Albert Chang
- Country (sports): Canada
- Born: 27 February 1971 (age 54) Vancouver, British Columbia
- Height: 6 ft 0 in (183 cm)
- Plays: Right-handed
- Prize money: $212,100

Singles
- Career record: 7–18
- Highest ranking: No. 140 (11 September 1995)

Grand Slam singles results
- Wimbledon: 1R (1995, 1996)
- US Open: 1R (1994)

Doubles
- Career record: 2–7
- Highest ranking: No. 212 (22 August 1994)

= Albert Chang =

Canadian tennis player

Albert Chang (born 27 February 1971) is a Canadian former professional tour tennis player. Chang reached a career high singles ranking of world No. 140 in September 1995 and won two Challenger tournaments. He also played Davis Cup for Canada.

Chang was Canada's national junior champion in 1988 and played collegiately at Harvard University, graduating with a degree in biology in 1992. He joined the pro tour in November of the same year, and won his first round match in each of his first three Challengers in singles while in doubles he reached the second round (i.e. the quarter-finals) in his first two events – Halifax and Launceston – while in the third he reached the semi-finals. In just his fifth Challenger, Chang reached the final, of the Vancouver Challenger, and lost it to Kenny Thorne.

Chang, a native in Calgary, took the singles title at the Celle Challenger, in February 1994. Two months later he won a couple of doubles titles, while partnering a couple of doubles legends, first with Daniel Nestor (Nagoya Challenger) and after that with Leander Paes (Manila Challenger). He won one final Challenger in July 1996, the Aptos Challenger.

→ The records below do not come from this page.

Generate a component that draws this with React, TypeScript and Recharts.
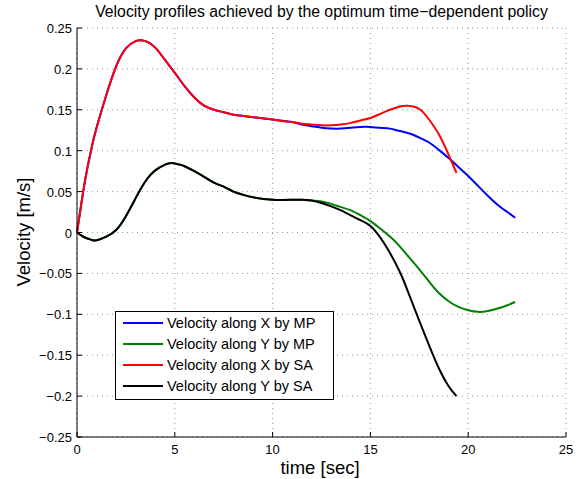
import { LineChart, Line, XAxis, YAxis, CartesianGrid, Legend } from 'recharts';

const FONT = '"Liberation Sans", Arial, Helvetica, sans-serif';

// time samples shared by both methods before the profiles split apart
const timeShared = [0, 0.25, 0.5, 0.75, 1, 1.5, 2, 2.5, 3, 3.3, 3.6, 4, 4.5, 4.85, 5.25, 5.5, 6, 6.5, 7, 7.5, 8, 8.5, 9, 10, 11];
const velXShared = [0, 0.04, 0.075, 0.104, 0.128, 0.168, 0.203, 0.225, 0.234, 0.235, 0.233, 0.226, 0.211, 0.2, 0.187, 0.179, 0.165, 0.155, 0.15, 0.147, 0.144, 0.1425, 0.141, 0.138, 0.135];
const velYShared = [0, -0.004, -0.007, -0.009, -0.0095, -0.005, 0.003, 0.02, 0.042, 0.055, 0.066, 0.076, 0.083, 0.085, 0.083, 0.081, 0.075, 0.068, 0.061, 0.056, 0.05, 0.046, 0.043, 0.04, 0.04];

// MP tail
const timeMP = [11.5, 12, 12.5, 13, 13.5, 14, 14.5, 15, 15.5, 16, 16.5, 17, 17.5, 18, 18.5, 19, 19.5, 20, 20.5, 21, 21.5, 22, 22.4];
const velXMP = [0.132, 0.13, 0.128, 0.127, 0.127, 0.128, 0.129, 0.129, 0.128, 0.127, 0.124, 0.121, 0.116, 0.11, 0.101, 0.091, 0.08, 0.069, 0.057, 0.045, 0.034, 0.025, 0.018];
const velYMP = [0.04, 0.039, 0.038, 0.035, 0.031, 0.027, 0.021, 0.014, 0.005, -0.005, -0.017, -0.031, -0.045, -0.06, -0.074, -0.084, -0.091, -0.095, -0.097, -0.096, -0.093, -0.089, -0.085];

// SA tail
const timeSA = [11.5, 12, 12.5, 13, 13.5, 14, 14.5, 15, 15.5, 16, 16.5, 16.9, 17.5, 18, 18.5, 19, 19.4];
const velXSA = [0.133, 0.132, 0.131, 0.131, 0.132, 0.134, 0.137, 0.14, 0.145, 0.15, 0.154, 0.155, 0.151, 0.138, 0.12, 0.095, 0.073];
const velYSA = [0.04, 0.039, 0.036, 0.032, 0.027, 0.021, 0.015, 0.008, -0.006, -0.025, -0.048, -0.071, -0.108, -0.138, -0.166, -0.188, -0.2];

const xTicks = [0, 5, 10, 15, 20, 25];
const yTicks = [-0.25, -0.2, -0.15, -0.1, -0.05, 0, 0.05, 0.1, 0.15, 0.2, 0.25];

const toPoints = (ts: number[], vs: number[]) => ts.map((t, i) => ({ t, v: vs[i] }));

const series = [
  { name: 'Velocity along X by MP', color: '#0000ff', data: [...toPoints(timeShared, velXShared), ...toPoints(timeMP, velXMP)] },
  { name: 'Velocity along Y by MP', color: '#008000', data: [...toPoints(timeShared, velYShared), ...toPoints(timeMP, velYMP)] },
  { name: 'Velocity along X by SA', color: '#ff0000', data: [...toPoints(timeShared, velXShared), ...toPoints(timeSA, velXSA)] },
  { name: 'Velocity along Y by SA', color: '#000000', data: [...toPoints(timeShared, velYShared), ...toPoints(timeSA, velYSA)] },
];

const fmt = (v: number) => String(v).replace('-', '\u2212');
const TICK_LEN = 5;
const labelStyle = { fontSize: 13, fontFamily: FONT, fill: '#000' };

const BottomTick = ({ x, y, payload }: any) => (
  <g>
    <line x1={x} x2={x} y1={y} y2={y - TICK_LEN} stroke="#000" />
    <text x={x} y={y + 17} textAnchor="middle" {...labelStyle}>{fmt(payload.value)}</text>
  </g>
);
const TopTick = ({ x, y }: any) => <line x1={x} x2={x} y1={y} y2={y + TICK_LEN} stroke="#000" />;
const LeftTick = ({ x, y, payload }: any) => (
  <g>
    <line x1={x} x2={x + TICK_LEN} y1={y} y2={y} stroke="#000" />
    <text x={x - 5} y={y + 5} textAnchor="end" {...labelStyle}>{fmt(payload.value)}</text>
  </g>
);
const RightTick = ({ x, y }: any) => <line x1={x} x2={x - TICK_LEN} y1={y} y2={y} stroke="#000" />;

const LegendBox = () => (
  <div style={{ border: '1px solid #000', background: '#fff', width: 217, height: 86, paddingTop: 1, boxSizing: 'content-box', fontFamily: FONT }}>
    {series.map((s) => (
      <div key={s.name} style={{ display: 'flex', alignItems: 'center', height: 20.8 }}>
        <span style={{ display: 'inline-block', width: 40, height: 2, background: s.color, marginLeft: 7, marginRight: 4 }} />
        <span style={{ fontSize: 14.5, color: '#000', whiteSpace: 'nowrap' }}>{s.name}</span>
      </div>
    ))}
  </div>
);

export default function App() {
  return (
    <div style={{ position: 'absolute', left: 0, top: 0, width: 580, height: 479, background: '#fff', fontFamily: FONT }}>
      <LineChart width={580} height={479} margin={{ top: 28, right: 14, bottom: 0, left: 0 }}>
        <CartesianGrid stroke="#999" strokeDasharray="1 4" />
        <XAxis
          dataKey="t"
          type="number"
          domain={[0, 25]}
          ticks={xTicks}
          interval={0}
          height={42}
          tickSize={0}
          tickMargin={0}
          axisLine={{ stroke: '#000' }}
          tickLine={false}
          tick={<BottomTick />}
        />
        <XAxis
          xAxisId="top"
          orientation="top"
          type="number"
          domain={[0, 25]}
          ticks={xTicks}
          interval={0}
          height={0}
          tickSize={0}
          tickMargin={0}
          axisLine={{ stroke: '#000' }}
          tickLine={false}
          tick={<TopTick />}
        />
        <YAxis
          type="number"
          domain={[-0.25, 0.25]}
          ticks={yTicks}
          interval={0}
          width={77}
          tickSize={0}
          tickMargin={0}
          axisLine={{ stroke: '#000' }}
          tickLine={false}
          tick={<LeftTick />}
        />
        <YAxis
          yAxisId="right"
          orientation="right"
          type="number"
          domain={[-0.25, 0.25]}
          ticks={yTicks}
          interval={0}
          width={0}
          tickSize={0}
          tickMargin={0}
          axisLine={{ stroke: '#000' }}
          tickLine={false}
          tick={<RightTick />}
        />
        {series.map((s) => (
          <Line
            key={s.name}
            data={s.data}
            dataKey="v"
            name={s.name}
            type="natural"
            stroke={s.color}
            strokeWidth={2}
            dot={false}
            activeDot={false}
            isAnimationActive={false}
          />
        ))}
        <Legend
          layout="vertical"
          align="center"
          verticalAlign="middle"
          content={<LegendBox />}
          wrapperStyle={{ left: 115, top: 311, width: 219, height: 88 }}
        />
      </LineChart>
      <svg width={580} height={479} style={{ position: 'absolute', left: 0, top: 0, pointerEvents: 'none' }}>
        <text x={321.5} y={17} textAnchor="middle" fontSize={15.8} fontFamily={FONT}>
          Velocity profiles achieved by the optimum time{'\u2212'}dependent policy
        </text>
        <text x={320} y={474} textAnchor="middle" fontSize={18.5} fontFamily={FONT}>
          time [sec]
        </text>
        <text x={30} y={232} textAnchor="middle" fontSize={18.5} fontFamily={FONT} transform="rotate(-90 30 232)">
          Velocity [m/s]
        </text>
      </svg>
    </div>
  );
}
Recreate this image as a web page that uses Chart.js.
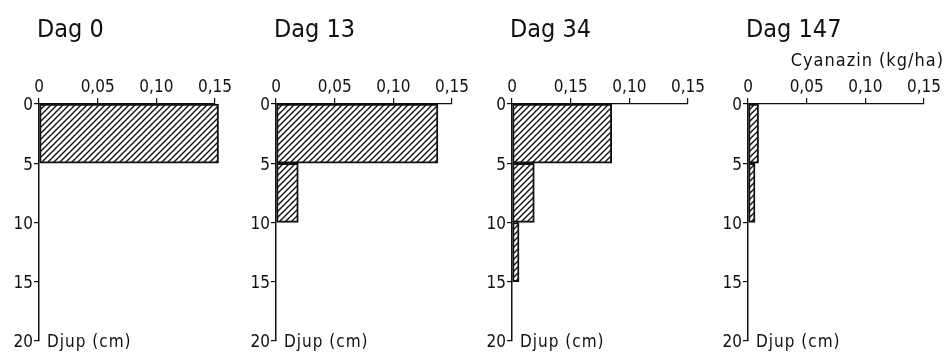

Chang appeared in the main draw of a Grand Slam tournament three times, all in singles – the 1994 U.S. Open, 1995 Wimbledon Championships, and 1996 Wimbledon Championships. In all three events he lost in the first round, winning only one set. Chang's best result in an ATP Tour event was reaching the quarter-finals of the 1994 Beijing Grand Prix and 1995 Volvo International in singles and the same round in doubles partnering Brian Gyetko at the 1994 Canadian Open.

Chang contested two Davis Cup rubbers in two separate ties. In 1995 versus Colombia he won a dead rubber over Carlos Drada on carpet in Kelowna. The following year he lost to Jimy Szymanski in the deciding rubber in an away tie versus Venezuela.

==Personal==

Chang's father, Airman, is a pathologist and a native of Hong Kong while his mother, Yolanda, a botanist, is a native of Taiwan.